My Sister and I (also known as High Pavement) is a 1948 British drama film directed by Harold Huth and starring Sally Ann Howes, Barbara Mullen, Dermot Walsh, Hazel Court, Martita Hunt and Patrick Holt. It was written by Michael Medwin, A.R. Rawlinson, Joan Rees and Robert Westerby based on the 1944 novel High Pavement by Emery Bonett.

==Plot summary==
A young woman who acts in a small theatre comes under suspicion of murder when the elderly lady she lodges with dies and leaves her all her money.

==Cast==
- Sally Ann Howes as Robina Adams
- Dermot Walsh as Graham Forbes
- Martita Hunt as Mrs. Camelot
- Barbara Mullen as Hypatia Foley
- Patrick Holt as Roger Crisp
- Hazel Court as Helena Forsythe
- Joan Rees as Ardath Bondage
- Jane Hylton as Elsie
- Michael Medwin as Charlie
- Rory MacDermot as Michael Marsh
- Hugh Miller as Hubert Bondage
- Ian Wilson as Horsnell
- Niall Lawlor as Harry
- Elizabeth Sydney as Phyllis
- Jack Vyvian as Pomfret
- Helen Goss as Mrs. Pomfret
- Stewart Rome as Colonel Thursby
- Olwen Brookes as Mrs. Lippincott
- Wilfrid Caithness as Coroner
- John Miller as Bishop
- Amy Dalby as female cleaner
- James Knight as dustman
- Barbara Leake as first elderly woman
- Diana Dors as dreary girl

== Reception ==
The Monthly Film Bulletin wrote: "As is so frequently the case, the story suffers somewhat by its translation to the screen; there is insufficient time in which fully to develop the various characters and circumstances surrounding them, to make the probability of their guilt seem credible. Viewed without the, in this case, disadvantage of having read the book, it is quite a good average amongst films of its type, and the mystery is well preserved until the end."
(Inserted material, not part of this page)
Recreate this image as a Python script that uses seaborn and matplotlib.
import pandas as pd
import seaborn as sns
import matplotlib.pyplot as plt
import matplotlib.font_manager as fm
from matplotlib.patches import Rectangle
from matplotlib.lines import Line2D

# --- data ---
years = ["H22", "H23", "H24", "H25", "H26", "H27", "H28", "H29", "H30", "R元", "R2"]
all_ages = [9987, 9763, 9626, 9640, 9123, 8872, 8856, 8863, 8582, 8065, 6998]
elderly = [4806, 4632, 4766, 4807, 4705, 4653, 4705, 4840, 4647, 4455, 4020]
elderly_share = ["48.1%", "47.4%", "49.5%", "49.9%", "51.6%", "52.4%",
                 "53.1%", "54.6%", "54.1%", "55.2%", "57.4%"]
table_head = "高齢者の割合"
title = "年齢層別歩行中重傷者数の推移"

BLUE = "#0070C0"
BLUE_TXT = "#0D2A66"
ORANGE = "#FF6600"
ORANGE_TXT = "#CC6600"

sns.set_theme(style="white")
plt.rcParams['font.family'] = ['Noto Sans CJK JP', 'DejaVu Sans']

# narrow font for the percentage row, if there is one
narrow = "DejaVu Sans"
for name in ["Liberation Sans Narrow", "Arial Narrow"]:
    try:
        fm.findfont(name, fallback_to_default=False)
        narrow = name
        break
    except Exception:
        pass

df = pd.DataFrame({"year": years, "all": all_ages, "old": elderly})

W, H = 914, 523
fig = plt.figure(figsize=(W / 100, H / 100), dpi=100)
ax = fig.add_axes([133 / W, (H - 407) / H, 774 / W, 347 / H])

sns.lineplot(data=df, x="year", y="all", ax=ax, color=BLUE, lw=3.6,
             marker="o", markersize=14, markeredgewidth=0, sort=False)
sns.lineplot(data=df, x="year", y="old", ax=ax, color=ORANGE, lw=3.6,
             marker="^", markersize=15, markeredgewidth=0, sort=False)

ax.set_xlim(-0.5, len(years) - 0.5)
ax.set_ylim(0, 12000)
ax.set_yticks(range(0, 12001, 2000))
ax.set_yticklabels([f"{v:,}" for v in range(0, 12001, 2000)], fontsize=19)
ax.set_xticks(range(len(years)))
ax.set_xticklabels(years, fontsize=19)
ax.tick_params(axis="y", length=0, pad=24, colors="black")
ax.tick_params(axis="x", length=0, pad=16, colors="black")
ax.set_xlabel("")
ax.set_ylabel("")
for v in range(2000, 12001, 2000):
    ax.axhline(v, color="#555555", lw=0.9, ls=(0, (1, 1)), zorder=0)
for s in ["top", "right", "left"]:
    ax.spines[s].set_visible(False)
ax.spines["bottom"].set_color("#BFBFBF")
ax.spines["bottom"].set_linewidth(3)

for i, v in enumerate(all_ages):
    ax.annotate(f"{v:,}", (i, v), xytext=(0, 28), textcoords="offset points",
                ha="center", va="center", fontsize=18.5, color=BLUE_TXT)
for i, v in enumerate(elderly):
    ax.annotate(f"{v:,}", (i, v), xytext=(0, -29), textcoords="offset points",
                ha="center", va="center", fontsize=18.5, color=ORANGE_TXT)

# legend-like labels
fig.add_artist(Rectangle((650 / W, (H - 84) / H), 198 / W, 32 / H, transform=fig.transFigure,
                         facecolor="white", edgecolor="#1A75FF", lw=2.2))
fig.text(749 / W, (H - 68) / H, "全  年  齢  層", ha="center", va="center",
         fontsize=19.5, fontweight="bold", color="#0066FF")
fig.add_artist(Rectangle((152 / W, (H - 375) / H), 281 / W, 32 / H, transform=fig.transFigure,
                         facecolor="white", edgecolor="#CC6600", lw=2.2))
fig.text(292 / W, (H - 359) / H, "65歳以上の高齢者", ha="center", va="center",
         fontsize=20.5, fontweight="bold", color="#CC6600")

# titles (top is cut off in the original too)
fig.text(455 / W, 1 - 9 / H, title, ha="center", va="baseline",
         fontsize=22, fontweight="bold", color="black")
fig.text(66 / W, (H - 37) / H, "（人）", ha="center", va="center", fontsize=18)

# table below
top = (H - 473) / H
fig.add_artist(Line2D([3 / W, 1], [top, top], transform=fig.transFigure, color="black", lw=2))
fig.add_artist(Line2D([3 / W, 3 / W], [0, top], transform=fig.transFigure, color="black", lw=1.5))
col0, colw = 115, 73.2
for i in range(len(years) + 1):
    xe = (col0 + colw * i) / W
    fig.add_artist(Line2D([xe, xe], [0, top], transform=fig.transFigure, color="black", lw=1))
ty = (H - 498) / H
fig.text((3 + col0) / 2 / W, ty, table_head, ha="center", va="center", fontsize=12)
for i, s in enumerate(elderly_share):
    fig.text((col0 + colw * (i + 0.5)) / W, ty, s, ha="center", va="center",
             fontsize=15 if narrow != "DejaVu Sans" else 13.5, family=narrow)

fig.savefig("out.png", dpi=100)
Kine Weekly wrote: "Bizarre murder mystery melodrama ... The play is poor in conception and never comes to life until the sensational last reel, while the acting, a mixture of experience and the immature, accentuates the novelettish make-up of the tale. A pretentious pot-boiler, it's a proposition mainly for the industrial element and sticks."

Picture Show wrote: "Apart from Sally Ann Howes and Martita Hunt, the acting is stilted, and the film seldom convinces."

Variety wrote: "This is a feeble, high-schoolish production, with not much chance here or abroad."